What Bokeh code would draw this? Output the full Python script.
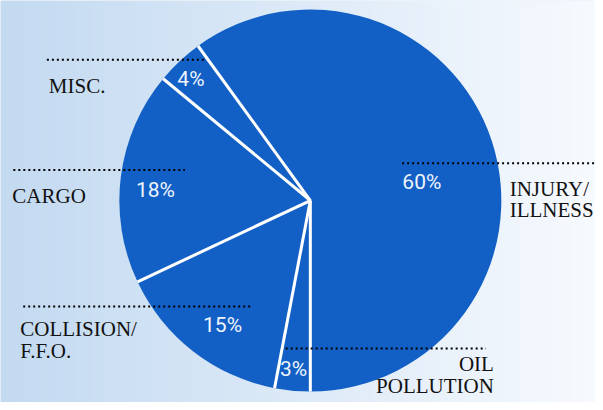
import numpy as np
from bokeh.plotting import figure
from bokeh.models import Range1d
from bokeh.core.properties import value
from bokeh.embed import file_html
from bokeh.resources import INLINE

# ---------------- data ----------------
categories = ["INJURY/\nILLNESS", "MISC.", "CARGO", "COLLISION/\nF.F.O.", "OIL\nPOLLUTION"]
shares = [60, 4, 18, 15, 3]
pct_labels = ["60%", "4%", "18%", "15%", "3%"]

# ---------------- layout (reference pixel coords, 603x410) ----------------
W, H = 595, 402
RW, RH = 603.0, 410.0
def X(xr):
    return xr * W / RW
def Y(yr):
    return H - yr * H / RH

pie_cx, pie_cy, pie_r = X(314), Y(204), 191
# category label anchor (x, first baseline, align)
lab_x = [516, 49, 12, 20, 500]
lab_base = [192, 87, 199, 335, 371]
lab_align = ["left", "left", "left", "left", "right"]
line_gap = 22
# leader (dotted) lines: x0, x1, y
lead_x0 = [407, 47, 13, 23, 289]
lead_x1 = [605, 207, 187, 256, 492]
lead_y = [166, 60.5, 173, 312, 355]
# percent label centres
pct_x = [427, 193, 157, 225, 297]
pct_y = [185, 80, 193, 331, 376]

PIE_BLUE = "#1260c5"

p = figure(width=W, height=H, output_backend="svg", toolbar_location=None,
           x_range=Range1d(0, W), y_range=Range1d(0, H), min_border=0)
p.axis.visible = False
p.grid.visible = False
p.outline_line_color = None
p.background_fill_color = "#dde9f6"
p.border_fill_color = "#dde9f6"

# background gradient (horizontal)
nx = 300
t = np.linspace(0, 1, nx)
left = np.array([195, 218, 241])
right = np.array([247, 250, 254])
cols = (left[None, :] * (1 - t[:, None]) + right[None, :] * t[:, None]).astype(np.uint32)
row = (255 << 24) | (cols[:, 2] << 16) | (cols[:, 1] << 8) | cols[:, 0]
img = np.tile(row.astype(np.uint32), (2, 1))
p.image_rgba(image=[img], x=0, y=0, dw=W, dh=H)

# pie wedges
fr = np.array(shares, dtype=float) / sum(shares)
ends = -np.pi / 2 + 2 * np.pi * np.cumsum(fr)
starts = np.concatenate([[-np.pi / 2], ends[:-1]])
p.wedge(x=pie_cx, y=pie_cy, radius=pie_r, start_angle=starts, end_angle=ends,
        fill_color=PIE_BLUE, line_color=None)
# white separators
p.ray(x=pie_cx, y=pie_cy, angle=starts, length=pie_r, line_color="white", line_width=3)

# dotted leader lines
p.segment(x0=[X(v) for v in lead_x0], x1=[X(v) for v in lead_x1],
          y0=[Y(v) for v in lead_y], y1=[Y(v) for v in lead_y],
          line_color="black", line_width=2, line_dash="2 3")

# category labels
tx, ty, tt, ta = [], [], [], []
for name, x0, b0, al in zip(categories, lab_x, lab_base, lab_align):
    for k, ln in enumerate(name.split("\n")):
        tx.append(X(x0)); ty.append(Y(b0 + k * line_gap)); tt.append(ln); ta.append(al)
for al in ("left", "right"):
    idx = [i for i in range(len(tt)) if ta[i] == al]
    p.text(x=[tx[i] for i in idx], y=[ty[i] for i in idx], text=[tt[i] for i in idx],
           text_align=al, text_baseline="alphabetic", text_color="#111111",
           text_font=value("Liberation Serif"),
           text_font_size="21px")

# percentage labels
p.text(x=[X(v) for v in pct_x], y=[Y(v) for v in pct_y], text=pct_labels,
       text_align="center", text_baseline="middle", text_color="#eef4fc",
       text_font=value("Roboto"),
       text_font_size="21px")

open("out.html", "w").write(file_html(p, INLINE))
━━━━━━
* WHAT YOU ARE ASKED TO DO
Without the images, write out each line of the data verbatim.

* COMPLETE RESPONSE
What Bokeh code would draw this? Output the full Python script.
import numpy as np
from bokeh.plotting import figure
from bokeh.models import Range1d
from bokeh.core.properties import value
from bokeh.embed import file_html
from bokeh.resources import INLINE

# ---------------- data ----------------
categories = ["INJURY/\nILLNESS", "MISC.", "CARGO", "COLLISION/\nF.F.O.", "OIL\nPOLLUTION"]
shares = [60, 4, 18, 15, 3]
pct_labels = ["60%", "4%", "18%", "15%", "3%"]

# ---------------- layout (reference pixel coords, 603x410) ----------------
W, H = 595, 402
RW, RH = 603.0, 410.0
def X(xr):
    return xr * W / RW
def Y(yr):
    return H - yr * H / RH

pie_cx, pie_cy, pie_r = X(314), Y(204), 191
# category label anchor (x, first baseline, align)
lab_x = [516, 49, 12, 20, 500]
lab_base = [192, 87, 199, 335, 371]
lab_align = ["left", "left", "left", "left", "right"]
line_gap = 22
# leader (dotted) lines: x0, x1, y
lead_x0 = [407, 47, 13, 23, 289]
lead_x1 = [605, 207, 187, 256, 492]
lead_y = [166, 60.5, 173, 312, 355]
# percent label centres
pct_x = [427, 193, 157, 225, 297]
pct_y = [185, 80, 193, 331, 376]

PIE_BLUE = "#1260c5"

p = figure(width=W, height=H, output_backend="svg", toolbar_location=None,
           x_range=Range1d(0, W), y_range=Range1d(0, H), min_border=0)
p.axis.visible = False
p.grid.visible = False
p.outline_line_color = None
p.background_fill_color = "#dde9f6"
p.border_fill_color = "#dde9f6"

# background gradient (horizontal)
nx = 300
t = np.linspace(0, 1, nx)
left = np.array([195, 218, 241])
right = np.array([247, 250, 254])
cols = (left[None, :] * (1 - t[:, None]) + right[None, :] * t[:, None]).astype(np.uint32)
row = (255 << 24) | (cols[:, 2] << 16) | (cols[:, 1] << 8) | cols[:, 0]
img = np.tile(row.astype(np.uint32), (2, 1))
p.image_rgba(image=[img], x=0, y=0, dw=W, dh=H)

# pie wedges
fr = np.array(shares, dtype=float) / sum(shares)
ends = -np.pi / 2 + 2 * np.pi * np.cumsum(fr)
starts = np.concatenate([[-np.pi / 2], ends[:-1]])
p.wedge(x=pie_cx, y=pie_cy, radius=pie_r, start_angle=starts, end_angle=ends,
        fill_color=PIE_BLUE, line_color=None)
# white separators
p.ray(x=pie_cx, y=pie_cy, angle=starts, length=pie_r, line_color="white", line_width=3)

# dotted leader lines
p.segment(x0=[X(v) for v in lead_x0], x1=[X(v) for v in lead_x1],
          y0=[Y(v) for v in lead_y], y1=[Y(v) for v in lead_y],
          line_color="black", line_width=2, line_dash="2 3")

# category labels
tx, ty, tt, ta = [], [], [], []
for name, x0, b0, al in zip(categories, lab_x, lab_base, lab_align):
    for k, ln in enumerate(name.split("\n")):
        tx.append(X(x0)); ty.append(Y(b0 + k * line_gap)); tt.append(ln); ta.append(al)
for al in ("left", "right"):
    idx = [i for i in range(len(tt)) if ta[i] == al]
    p.text(x=[tx[i] for i in idx], y=[ty[i] for i in idx], text=[tt[i] for i in idx],
           text_align=al, text_baseline="alphabetic", text_color="#111111",
           text_font=value("Liberation Serif"),
           text_font_size="21px")

# percentage labels
p.text(x=[X(v) for v in pct_x], y=[Y(v) for v in pct_y], text=pct_labels,
       text_align="center", text_baseline="middle", text_color="#eef4fc",
       text_font=value("Roboto"),
       text_font_size="21px")

open("out.html", "w").write(file_html(p, INLINE))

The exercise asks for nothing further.